**Do this:** Return the lines that follow, exactly as they appear, from the first through the one containing "date_index = [0, 10, 20, 30, 40, 50]"; no pictures are to be included.

start Recorded data

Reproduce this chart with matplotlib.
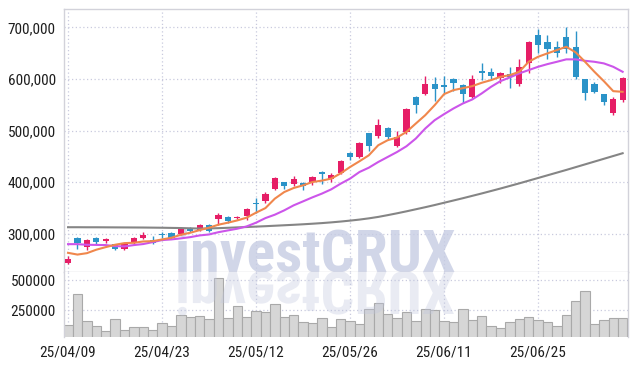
import matplotlib
matplotlib.use('Agg')
import matplotlib.pyplot as plt
from matplotlib import font_manager
from matplotlib.font_manager import FontProperties
from matplotlib.textpath import TextPath
from matplotlib.patches import PathPatch
from matplotlib.transforms import Affine2D, IdentityTransform

# ---------------- data ----------------
date_labels = ["25/04/09", "25/04/23", "25/05/12", "25/05/26", "25/06/11", "25/06/25"]
date_index = [0, 10, 20, 30, 40, 50]

opens = [243.7, 290.9, 274.0, 291.5, 285.6, 279.2, 270.1, 282.5, 291.5, 288.6,
         299.0, 302.2, 298.6, 311.7, 307.8, 316.1, 327.8, 331.6, 330.3, 334.2,
         360.2, 363.3, 387.4, 399.6, 395.7, 398.3, 400.2, 419.0, 405.4, 418.5,
         456.0, 448.7, 494.8, 488.9, 505.1, 470.1, 497.3, 564.7, 571.1, 589.9,
         588.0, 599.6, 588.0, 565.3, 615.7, 613.2, 602.1, 608.7, 589.3, 630.1,
         685.0, 671.5, 661.2, 680.6, 661.2, 599.0, 589.3, 569.9, 533.0, 558.3]
highs = [256.5, 292.8, 290.0, 293.0, 292.0, 280.5, 280.0, 293.0, 303.0, 296.0,
         303.0, 304.0, 314.0, 314.0, 318.5, 318.0, 340.0, 334.0, 334.0, 350.5,
         369.1, 380.0, 410.0, 401.0, 411.5, 400.0, 412.0, 421.0, 418.5, 442.0,
         458.0, 478.0, 496.0, 521.5, 507.0, 499.2, 544.0, 566.0, 605.4, 604.1,
         606.0, 601.0, 590.0, 607.4, 631.0, 620.3, 613.0, 623.5, 637.9, 673.0,
         695.9, 684.5, 673.4, 700.0, 693.4, 600.0, 594.5, 571.5, 565.3, 603.0]
lows = [241.0, 271.3, 267.6, 281.0, 282.0, 269.0, 267.6, 279.0, 290.0, 281.0,
        292.0, 290.0, 297.0, 303.0, 306.0, 303.0, 317.5, 321.0, 328.0, 326.0,
        340.8, 360.0, 385.0, 386.0, 393.0, 384.0, 395.0, 397.0, 400.2, 416.0,
        443.7, 447.0, 460.6, 486.0, 484.0, 468.0, 494.0, 533.0, 569.0, 557.5,
        571.8, 577.0, 553.0, 563.0, 597.0, 598.9, 591.2, 581.5, 587.0, 611.8,
        649.3, 637.9, 641.8, 649.3, 599.0, 558.5, 571.8, 550.3, 531.0, 556.0]
closes = [251.5, 281.8, 288.4, 283.1, 290.3, 270.9, 279.2, 291.5, 298.1, 282.5,
          298.0, 292.5, 309.6, 304.5, 317.5, 304.5, 335.5, 325.2, 333.0, 347.2,
          357.5, 376.9, 408.7, 391.8, 405.4, 392.4, 410.7, 415.7, 413.2, 440.4,
          448.2, 476.0, 469.6, 510.9, 487.6, 487.6, 542.0, 549.1, 589.9, 580.8,
          584.7, 592.5, 570.0, 599.6, 611.8, 606.0, 611.3, 604.1, 623.5, 671.5,
          665.6, 657.9, 649.5, 657.3, 604.1, 573.0, 575.0, 555.5, 560.8, 601.0]

ma_short = [263.0, 259.6, 262.3, 269.0, 274.0, 278.6, 281.8, 282.5, 285.0, 285.6,
            288.9, 292.2, 298.0, 301.9, 307.0, 311.7, 317.5, 321.4, 325.8, 331.1,
            340.8, 349.7, 368.0, 380.8, 388.6, 393.8, 400.2, 402.9, 406.8, 417.0,
            429.3, 440.4, 452.0, 471.5, 481.2, 486.4, 497.3, 513.6, 529.7, 549.1,
            570.5, 578.3, 582.1, 586.0, 592.5, 597.7, 604.1, 607.4, 613.8, 633.2,
            642.9, 649.5, 655.9, 662.3, 651.5, 633.2, 613.8, 595.7, 576.3, 575.0]
ma_mid = [279.8, 279.8, 278.6, 278.3, 278.0, 276.0, 275.4, 278.0, 280.0, 283.7,
          287.7, 289.0, 291.0, 293.4, 296.7, 298.6, 303.0, 306.4, 309.7, 314.2,
          321.4, 330.3, 336.9, 345.3, 355.0, 362.7, 370.5, 377.7, 386.0, 397.0,
          406.8, 419.6, 428.0, 439.0, 448.7, 458.4, 469.5, 484.5, 503.9, 520.0,
          531.7, 542.7, 552.4, 560.2, 571.8, 584.7, 595.7, 602.9, 610.7, 617.1,
          623.5, 628.7, 633.2, 637.9, 637.9, 635.1, 633.2, 630.1, 623.5, 613.8]
ma_long = [312.6, 312.6, 312.5, 312.5, 312.4, 312.3, 312.2, 312.1, 312.0, 311.8,
           311.6, 311.3, 311.0, 310.5, 310.0, 310.3, 310.8, 311.5, 312.3, 313.0,
           313.8, 314.6, 315.5, 316.4, 317.3, 318.3, 319.4, 320.6, 322.0, 323.6,
           325.4, 327.4, 329.8, 332.6, 336.0, 339.6, 343.4, 347.4, 351.4, 355.6,
           360.0, 364.4, 368.8, 373.4, 378.0, 382.8, 387.6, 392.6, 397.6, 402.8,
           408.0, 413.2, 418.4, 423.6, 429.0, 434.4, 439.8, 445.2, 450.6, 456.0]

volumes = [128.3, 386.7, 161.7, 120.0, 78.3, 178.3, 86.7, 111.7, 111.7, 86.7,
           145.0, 120.0, 211.7, 195.0, 203.3, 178.3, 520.0, 186.7, 286.7, 195.0,
           245.0, 236.7, 303.3, 195.0, 211.7, 153.3, 145.0, 186.7, 111.7, 178.3,
           161.7, 136.7, 261.7, 311.7, 220.0, 186.7, 236.7, 161.7, 261.7, 253.3,
           161.7, 153.3, 261.7, 170.0, 203.3, 120.0, 103.3, 153.3, 178.3, 195.0,
           170.0, 153.3, 120.0, 211.7, 328.3, 411.7, 136.7, 170.0, 186.7, 186.7]

price_ticks = [300000, 400000, 500000, 600000, 700000]
volume_ticks = [250000, 500000]
watermark = "investCRUX"

# ---------------- style ----------------
def pick(fams):
    for f in fams:
        try:
            font_manager.findfont(FontProperties(family=f), fallback_to_default=False)
            return f
        except Exception:
            pass
    return 'DejaVu Sans'

narrow = pick(['Liberation Sans Narrow', 'Roboto Condensed', 'Liberation Sans'])
plt.rcParams['font.family'] = [narrow, 'DejaVu Sans']

UP = '#e61e66'
DOWN = '#2b93c8'
GRID = '#c9cade'
SPINE = '#d2d2da'
TXT = '#1e1e1e'
W, H = 637, 366

fig = plt.figure(figsize=(W / 100, H / 100), dpi=100)
fig.patch.set_facecolor('white')
ax = fig.add_axes([64 / W, 94.5 / H, 564 / W, 262.5 / H])
axv = fig.add_axes([64 / W, 28.7 / H, 564 / W, 65.8 / H])

n = len(opens)
xs = list(range(n))

# price panel
for i in xs:
    o, h, l, c = [v * 1000 for v in (opens[i], highs[i], lows[i], closes[i])]
    col = UP if c >= o else DOWN
    ax.vlines(i, l, h, color=col, lw=1.0, zorder=3)
    body = max(abs(c - o), 1500)
    ax.bar(i, body, bottom=min(o, c), width=0.66, color=col, edgecolor='none', zorder=4)

ax.plot(xs, [v * 1000 for v in ma_long], color='#858585', lw=1.5, zorder=5)
ax.plot(xs, [v * 1000 for v in ma_mid], color='#cc55ea', lw=1.5, zorder=5)
ax.plot(xs, [v * 1000 for v in ma_short], color='#f0874c', lw=1.5, zorder=6)

ax.set_xlim(-0.43, 59.57)
ax.set_ylim(226800, 735500)
ax.set_yticks(price_ticks)
ax.set_yticklabels([f"{t:,}" for t in price_ticks])
ax.set_xticks(date_index)
ax.set_xticklabels([])
ax.grid(True, linestyle=(0, (1, 2)), color=GRID, lw=0.9, zorder=0)
ax.set_axisbelow(True)
ax.tick_params(length=0, pad=6, labelsize=11, labelcolor=TXT)
for s in ax.spines.values():
    s.set_color(SPINE)
    s.set_linewidth(1.0)

# watermark (real text) in the price panel
wm_size = 43
ax.text(175, 94.5, watermark, transform=IdentityTransform(), fontsize=wm_size,
        fontweight='bold', family=[narrow, 'DejaVu Sans'], color='#c6cce3', alpha=0.8,
        ha='left', va='baseline', zorder=1)

# volume panel
axv.bar(xs, [v * 1000 for v in volumes], width=1.0, color='#d6d6d6',
        edgecolor='#a9a9a9', linewidth=0.8, zorder=2)
axv.set_xlim(-0.43, 59.57)
axv.set_ylim(28300, 572500)
axv.set_yticks(volume_ticks)
axv.set_yticklabels([str(t) for t in volume_ticks])
axv.set_xticks(date_index)
axv.set_xticklabels(date_labels)
axv.grid(True, linestyle=(0, (1, 2)), color=GRID, lw=0.9, zorder=0)
axv.set_axisbelow(True)
axv.tick_params(length=0, pad=6, labelsize=11, labelcolor=TXT)
for k, s in axv.spines.items():
    s.set_color(SPINE)
    s.set_linewidth(1.0)
axv.spines['bottom'].set_visible(False)
axv.spines['top'].set_visible(False)

# mirrored reflection of the watermark below the separator
tp = TextPath((0, 0), watermark, size=wm_size * 100 / 72,
              prop=FontProperties(family=narrow, weight='bold'))
refl = PathPatch(tp, transform=Affine2D().scale(1, -1).translate(175, 94.5),
                 facecolor='#c0c6de', edgecolor='none', alpha=0.35, zorder=3)
axv.add_patch(refl)

fig.savefig('out.png', dpi=100)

end Recorded data

**Exercise output:**
Reproduce this chart with matplotlib.
import matplotlib
matplotlib.use('Agg')
import matplotlib.pyplot as plt
from matplotlib import font_manager
from matplotlib.font_manager import FontProperties
from matplotlib.textpath import TextPath
from matplotlib.patches import PathPatch
from matplotlib.transforms import Affine2D, IdentityTransform

# ---------------- data ----------------
date_labels = ["25/04/09", "25/04/23", "25/05/12", "25/05/26", "25/06/11", "25/06/25"]
date_index = [0, 10, 20, 30, 40, 50]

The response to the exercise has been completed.